Rep. Steve Lebsock on Saturday announced his candidacy for state treasurer.
The Thornton lawmaker – who has been described as a “liberty Democrat” – told a group of Adams and Jefferson county Democrats that he is ready to be the custodian of the state’s revenue.
“It’s really important that we have good people in every single one of our elected positions in the state of Colorado,” Lebsock told ColoradoPolitics after his announcement. “We need people we trust in all of the different positions.”
Lebsock said he wanted to make the announcement at the 7th Congressional District “reorg” meeting for Democrats, adding that he decided to run for treasurer in 2018 after considering a run for Congress.

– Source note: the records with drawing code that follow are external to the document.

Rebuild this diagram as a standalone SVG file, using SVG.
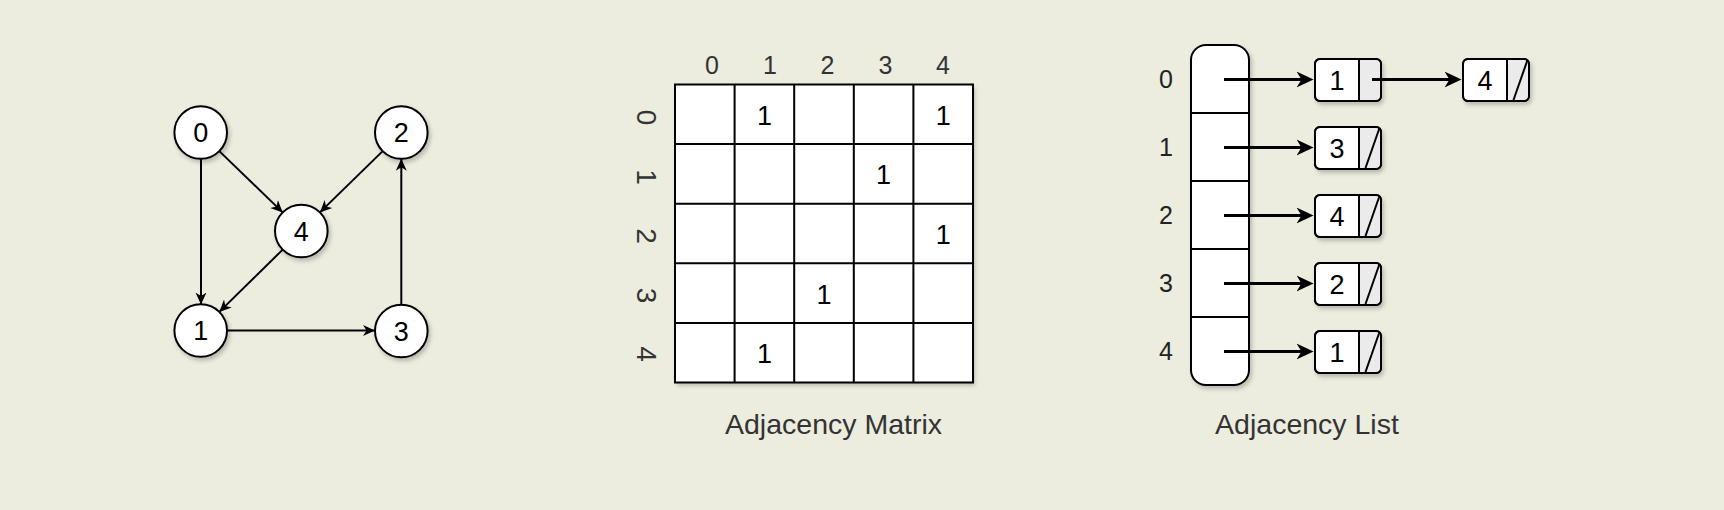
<svg xmlns="http://www.w3.org/2000/svg" width="1724" height="510" viewBox="0 0 1724 510">
<defs>
<filter id="sh" x="-20%" y="-20%" width="150%" height="150%">
<feDropShadow dx="2" dy="3" stdDeviation="2" flood-color="#000" flood-opacity="0.22"/>
</filter>
<marker id="ga" viewBox="0 -7 13 14" markerWidth="13" markerHeight="14" refX="12" refY="0" orient="auto" markerUnits="userSpaceOnUse">
<path d="M0,-5.5 L12,0 L0,5.5 L3.5,0 Z" fill="#000"/>
</marker>
<marker id="la" viewBox="0 -9 18 18" markerWidth="18" markerHeight="18" refX="12" refY="0" orient="auto" markerUnits="userSpaceOnUse">
<path d="M0,-8 L17,0 L0,8 L5,0 Z" fill="#000"/>
</marker>
</defs>
<style>
text{font-family:"Liberation Sans",Arial,Helvetica,sans-serif;}
.n{fill:#fff;stroke:#000;stroke-width:2;}
.t{font-size:27px;fill:#000;text-anchor:middle;}
.h{font-size:25px;fill:#333;text-anchor:middle;}
.r{font-size:28px;fill:#333;text-anchor:middle;}
.lbl{font-size:28.5px;fill:#333;text-anchor:middle;}
.ge{stroke:#000;stroke-width:2;fill:none;marker-end:url(#ga);}
.le{stroke:#000;stroke-width:3;fill:none;marker-end:url(#la);}
.gl{stroke:#000;stroke-width:2;fill:none;}
.nr{fill:#ebebeb;stroke:none;}
</style>
<rect x="0" y="0" width="1724" height="510" fill="#ECECDF"/>

<!-- Graph -->
<g id="edges-graph">
<path class="ge" d="M201,159 L201,304.5"/>
<path class="ge" d="M219.3,151.1 L282.7,212.4"/>
<path class="ge" d="M382.7,151.1 L319.9,212.4"/>
<path class="ge" d="M282.7,249.6 L219.3,311.9"/>
<path class="ge" d="M227,330.5 L375,330.5"/>
<path class="ge" d="M401.3,304.7 L401.3,158.8"/>
</g>
<g id="g0"><circle class="n" filter="url(#sh)" cx="200.7" cy="132.5" r="26.3"/><text class="t" x="200.7" y="142.2">0</text></g>
<g id="g2"><circle class="n" filter="url(#sh)" cx="401.3" cy="132.5" r="26.3"/><text class="t" x="401.3" y="142.2">2</text></g>
<g id="g4"><circle class="n" filter="url(#sh)" cx="301.3" cy="231" r="26.3"/><text class="t" x="301.3" y="240.7">4</text></g>
<g id="g1"><circle class="n" filter="url(#sh)" cx="200.7" cy="330.5" r="26.3"/><text class="t" x="200.7" y="340.2">1</text></g>
<g id="g3"><circle class="n" filter="url(#sh)" cx="401.3" cy="331" r="26.3"/><text class="t" x="401.3" y="340.7">3</text></g>

<!-- Matrix -->
<g id="matrix">
<rect x="675" y="84.5" width="298" height="298" fill="#fff" filter="url(#sh)"/>
<g class="gl">
<rect x="675" y="84.5" width="298" height="298"/>
<path d="M734.6,84.5V382.5M794.2,84.5V382.5M853.8,84.5V382.5M913.4,84.5V382.5"/>
<path d="M675,144.1H973M675,203.7H973M675,263.3H973M675,322.9H973"/>
</g>
<text class="t" x="764.4" y="124.8">1</text>
<text class="t" x="943.2" y="124.8">1</text>
<text class="t" x="883.6" y="184.4">1</text>
<text class="t" x="943.2" y="244">1</text>
<text class="t" x="824" y="303.6">1</text>
<text class="t" x="764.4" y="363.2">1</text>
</g>
<g id="matrix-cols">
<text class="h" x="712" y="74.3">0</text>
<text class="h" x="770" y="74.3">1</text>
<text class="h" x="827.5" y="74.3">2</text>
<text class="h" x="885.5" y="74.3">3</text>
<text class="h" x="943" y="74.3">4</text>
</g>
<g id="matrix-rows">
<text class="r" transform="translate(647,117.5) rotate(90)" x="0" y="10">0</text>
<text class="r" transform="translate(647,177) rotate(90)" x="0" y="10">1</text>
<text class="r" transform="translate(647,236) rotate(90)" x="0" y="10">2</text>
<text class="r" transform="translate(647,295.5) rotate(90)" x="0" y="10">3</text>
<text class="r" transform="translate(647,354) rotate(90)" x="0" y="10">4</text>
</g>
<g id="label-matrix"><text class="lbl" x="833.5" y="434">Adjacency Matrix</text></g>

<!-- Adjacency list -->
<g id="array">
<rect class="n" filter="url(#sh)" x="1191" y="45" width="58" height="340" rx="15" ry="15"/>
<path class="gl" d="M1191,113H1249M1191,181H1249M1191,249H1249M1191,317H1249"/>
</g>
<g id="array-index">
<text class="h" x="1166" y="88" style="fill:#222">0</text>
<text class="h" x="1166" y="156" style="fill:#222">1</text>
<text class="h" x="1166" y="224" style="fill:#222">2</text>
<text class="h" x="1166" y="292" style="fill:#222">3</text>
<text class="h" x="1166" y="360" style="fill:#222">4</text>
</g>
<g id="list-nodes">
<g id="n0a" transform="translate(1315,59)">
<rect class="n" filter="url(#sh)" x="0" y="0" width="66" height="42" rx="5"/>
<path class="nr" d="M44,1 H61 A4,4 0 0 1 65,5 V37 A4,4 0 0 1 61,41 H44 Z"/>
<rect x="0" y="0" width="66" height="42" rx="5" fill="none" stroke="#000" stroke-width="2"/>
<path class="gl" d="M44,0V42"/>
<text class="t" x="22" y="30.6">1</text>
</g>
<g id="n0b" transform="translate(1463,59)">
<rect class="n" filter="url(#sh)" x="0" y="0" width="66" height="42" rx="5"/>
<path class="nr" d="M44,1 H61 A4,4 0 0 1 65,5 V37 A4,4 0 0 1 61,41 H44 Z"/>
<rect x="0" y="0" width="66" height="42" rx="5" fill="none" stroke="#000" stroke-width="2"/>
<path class="gl" d="M44,0V42M64.5,1L50.5,41"/>
<text class="t" x="22" y="30.6">4</text>
</g>
<g id="n1" transform="translate(1315,127)">
<rect class="n" filter="url(#sh)" x="0" y="0" width="66" height="42" rx="5"/>
<path class="nr" d="M44,1 H61 A4,4 0 0 1 65,5 V37 A4,4 0 0 1 61,41 H44 Z"/>
<rect x="0" y="0" width="66" height="42" rx="5" fill="none" stroke="#000" stroke-width="2"/>
<path class="gl" d="M44,0V42M64.5,1L50.5,41"/>
<text class="t" x="22" y="30.6">3</text>
</g>
<g id="n2" transform="translate(1315,195)">
<rect class="n" filter="url(#sh)" x="0" y="0" width="66" height="42" rx="5"/>
<path class="nr" d="M44,1 H61 A4,4 0 0 1 65,5 V37 A4,4 0 0 1 61,41 H44 Z"/>
<rect x="0" y="0" width="66" height="42" rx="5" fill="none" stroke="#000" stroke-width="2"/>
<path class="gl" d="M44,0V42M64.5,1L50.5,41"/>
<text class="t" x="22" y="30.6">4</text>
</g>
<g id="n3" transform="translate(1315,263)">
<rect class="n" filter="url(#sh)" x="0" y="0" width="66" height="42" rx="5"/>
<path class="nr" d="M44,1 H61 A4,4 0 0 1 65,5 V37 A4,4 0 0 1 61,41 H44 Z"/>
<rect x="0" y="0" width="66" height="42" rx="5" fill="none" stroke="#000" stroke-width="2"/>
<path class="gl" d="M44,0V42M64.5,1L50.5,41"/>
<text class="t" x="22" y="30.6">2</text>
</g>
<g id="n4" transform="translate(1315,331)">
<rect class="n" filter="url(#sh)" x="0" y="0" width="66" height="42" rx="5"/>
<path class="nr" d="M44,1 H61 A4,4 0 0 1 65,5 V37 A4,4 0 0 1 61,41 H44 Z"/>
<rect x="0" y="0" width="66" height="42" rx="5" fill="none" stroke="#000" stroke-width="2"/>
<path class="gl" d="M44,0V42M64.5,1L50.5,41"/>
<text class="t" x="22" y="30.6">1</text>
</g>
</g>
<g id="edges-list">
<path class="le" d="M1224,79.5 H1308.5"/>
<path class="le" d="M1372,79.5 H1456.5"/>
<path class="le" d="M1224,147.5 H1308.5"/>
<path class="le" d="M1224,215.5 H1308.5"/>
<path class="le" d="M1224,283.5 H1308.5"/>
<path class="le" d="M1224,351.5 H1308.5"/>
</g>
<g id="label-list"><text class="lbl" x="1307" y="434">Adjacency List</text></g>
</svg>
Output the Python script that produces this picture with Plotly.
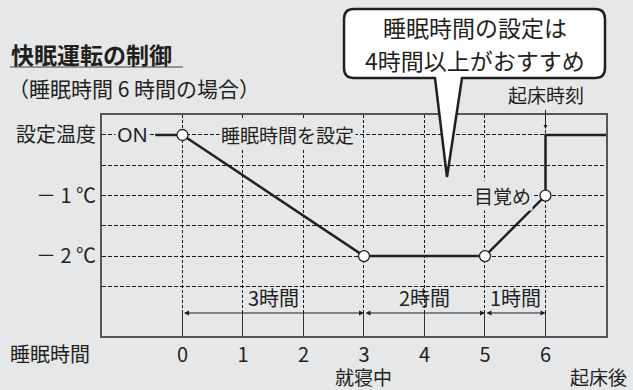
import plotly.graph_objects as go

# data
hours = [0, 1, 2, 3, 4, 5, 6]
temp_x = [0, 3, 5, 6, 6, 7]
temp_y = [0, -2, -2, -1, 0, 0]
point_x = [0, 3, 5, 6]
point_y = [0, -2, -2, -1]
on_x = [-0.45, 0]
on_y = [0, 0]
y_ticks = [0, -0.5, -1, -1.5, -2, -2.5]
y_labels = ["設定温度", "", "－ 1 ℃", "", "－ 2 ℃", ""]
span_start = [0, 3, 5]
span_end = [3, 5, 6]
span_labels = ["3時間", "2時間", "1時間"]
span_y = -2.94

BG = "#e6e7e8"
INK = "#231f20"
FONT = "Noto Sans CJK JP"

# plot area in pixels: l=102, r=606, t=115, b=336
def px(x):
    return (x - 102) / 504

def py(y):
    return (336 - y) / 221

fig = go.Figure()

fig.add_trace(go.Scatter(x=on_x, y=on_y, mode="lines",
                         line=dict(color=INK, width=2.5), hoverinfo="skip"))
fig.add_trace(go.Scatter(x=temp_x, y=temp_y, mode="lines",
                         line=dict(color=INK, width=2.5), hoverinfo="skip"))
fig.add_trace(go.Scatter(x=point_x, y=point_y, mode="markers",
                         marker=dict(symbol="circle", size=11, color="white",
                                     line=dict(color=INK, width=1.3)),
                         hoverinfo="skip"))

fig.update_layout(
    width=633, height=390,
    margin=dict(l=102, r=27, t=115, b=54),
    paper_bgcolor=BG, plot_bgcolor=BG,
    showlegend=False,
    font=dict(family=FONT, color=INK, size=20),
)

fig.update_xaxes(range=[-1.33, 7.0], tickvals=hours, ticktext=[str(h) for h in hours],
                 showgrid=True, gridcolor="#1a1a1a", gridwidth=1, griddash="3px,2px",
                 ticks="inside", ticklen=23, tickcolor="#333333", tickwidth=1,
                 showline=True, linecolor="#555555", linewidth=2, mirror=True,
                 zeroline=False, tickfont=dict(size=20, color=INK))
fig.update_yaxes(range=[-3.32, 0.33], tickvals=y_ticks, ticktext=y_labels,
                 showgrid=True, gridcolor="#1a1a1a", gridwidth=1, griddash="4px,2px",
                 showline=True, linecolor="#555555", linewidth=2, mirror=True,
                 zeroline=False, ticks="", tickfont=dict(size=20, color=INK))


def paper_text(x, y, text, size, xanchor="center"):
    return dict(x=px(x), y=py(y), xref="paper", yref="paper", text=text,
                showarrow=False, xanchor=xanchor, yanchor="middle",
                font=dict(size=size))


ann = []
# span arrows and labels
for s, e, lab in zip(span_start, span_end, span_labels):
    ann.append(dict(x=e, y=span_y, ax=s, ay=span_y, xref="x", yref="y", axref="x", ayref="y",
                    text="", showarrow=True, arrowhead=2, arrowside="end+start",
                    arrowsize=1, arrowwidth=1, arrowcolor=INK, standoff=0, startstandoff=0))
    ann.append(dict(x=(s + e) / 2, y=-2.69, xref="x", yref="y", text=lab,
                    showarrow=False, xanchor="center", yanchor="middle", font=dict(size=20)))

ann += [
    dict(x=-0.82, y=0, xref="x", yref="y", text="ON", showarrow=False,
         xanchor="center", yanchor="middle",
         bgcolor=BG, font=dict(size=20, family="Noto Sans")),
    dict(x=1.73, y=0, xref="x", yref="y", text="睡眠時間を設定", showarrow=False,
         xanchor="center", yanchor="middle", bgcolor=BG, font=dict(size=19)),
    dict(x=5.8, y=-1, xref="x", yref="y", text="目覚め", showarrow=False,
         xanchor="right", yanchor="middle", bgcolor=BG, font=dict(size=19)),
    dict(x=6, y=0, xref="x", yref="y", text="起床時刻", showarrow=True, ax=0, ay=-40,
         arrowhead=2, arrowsize=0.8, arrowwidth=1, arrowcolor=INK, standoff=6,
         font=dict(size=19)),
    dict(x=3, y=py(376), xref="x", yref="paper", text="就寝中",
         showarrow=False, xanchor="center", yanchor="middle", font=dict(size=19)),
    paper_text(50, 353, "睡眠時間", 20),
    paper_text(598, 376, "起床後", 19),
    paper_text(9, 54, "<b>快眠運転の制御</b>", 23, "left"),
    paper_text(6, 88, "（睡眠時間 6 時間の場合）", 21, "left"),
    paper_text(475, 27, "睡眠時間の設定は", 23),
    paper_text(475, 60, "4時間以上がおすすめ", 23),
]

# speech bubble
x0, x1, y0, y1, r = 344, 605, 9, 78, 10
tl, tr, tip = 435, 462, (447, 177)
pts = [
    ("M", px(x0 + r), py(y0)),
    ("L", px(x1 - r), py(y0)),
    ("Q", px(x1), py(y0), px(x1), py(y0 + r)),
    ("L", px(x1), py(y1 - r)),
    ("Q", px(x1), py(y1), px(x1 - r), py(y1)),
    ("L", px(tr), py(y1)),
    ("L", px(tip[0]), py(tip[1])),
    ("L", px(tl), py(y1)),
    ("L", px(x0 + r), py(y1)),
    ("Q", px(x0), py(y1), px(x0), py(y1 - r)),
    ("L", px(x0), py(y0 + r)),
    ("Q", px(x0), py(y0), px(x0 + r), py(y0)),
]
path = ""
for p in pts:
    path += p[0] + " " + " ".join(f"{v:.4f}" for v in p[1:]) + " "
path += "Z"

shapes = [
    dict(type="path", path=path, xref="paper", yref="paper",
         fillcolor="white", line=dict(color=INK, width=2.5), layer="above"),
    dict(type="line", xref="paper", yref="paper", x0=px(10), x1=px(183),
         y0=py(67), y1=py(67), line=dict(color="#777777", width=1.5)),
]

fig.update_layout(annotations=ann, shapes=shapes)

fig.write_html("out.html", config={"displayModeBar": False},
               post_script="document.body.style.margin='0';"
                           "document.body.style.background='#e6e7e8';")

U.S. Rep. Ed Perlmutter, D-Arvada, who currently holds the 7th District seat, stopped short of announcing a run for governor on Saturday, though he strongly signaled that an announcement is coming shortly. Perlmutter’s run for governor could spark a competitive Democratic primary for the vacant seat.
Lebsock said he didn’t want to enter the congressional race, in which Lakewood Democrats, Rep. Brittany Pettersen and Sen. Andy Kerr, are expected to announce runs to replace Perlmutter. Instead, Lebsock decided on treasurer.
“We have to make sure we’re being fiscally responsible wth the investments … I want to make sure that the state treasurer of Colorado is actually going to advocate for state employees, and also advocate for the folks who are state retirees,” Lebsock said.
State Treasurer Walker Stapleton, a Republican, is term-limited. Stapleton is expected to announce a run for governor, something Lebsock also toyed with.
No one has yet filed for a run for treasurer. Lebsock plans to file paperwork on Monday.
Several Republicans have expressed an interest in running for the position, in what could be a tight primary for the GOP. State Rep. Justin Everett of Littleton has expressed interest. Former 2nd Congressional District candidate Nic Morse, who ran unsuccessfully last year against incumbent Democrat Jared Polis, jumped into the race but then backed out.
The treasurer’s race often flies under the radar in Colorado politics, with many observers suggesting that the position offers a stepping stone to higher office.
The next state treasurer will inherit fiscal woes that date back to the economic downturn, despite the state’s booming economy. The Public Employees’ Retirement Association faces about $30 billion in unfunded liabilities and saw only a 1.5 percent return on retirement investments in 2015. The treasurer sits on the PERA board as an ex officio member.
Prior to serving in the statehouse, Lebsock sat on the Thornton City Council. He worked as a contract specialist for the Department of Interior, U.S. Geological Survey, on conservation issues, according to a website biography. Lebsock also served in the U.S. Marine Corps.
He said his work on a $200 million Thornton budget and a $25 billion state budget prepared him for a run for treasurer.
“The most important thing a state treasurer should do, and it will be my No. 1 priority, is put together a team that will be able to be the custodian of tax dollars and invest wisely, and also be a real advocate for retirees and state employees,” Lebsock said. “I can do those things; I’ll put together the best team possible and we’ll have a solid office.”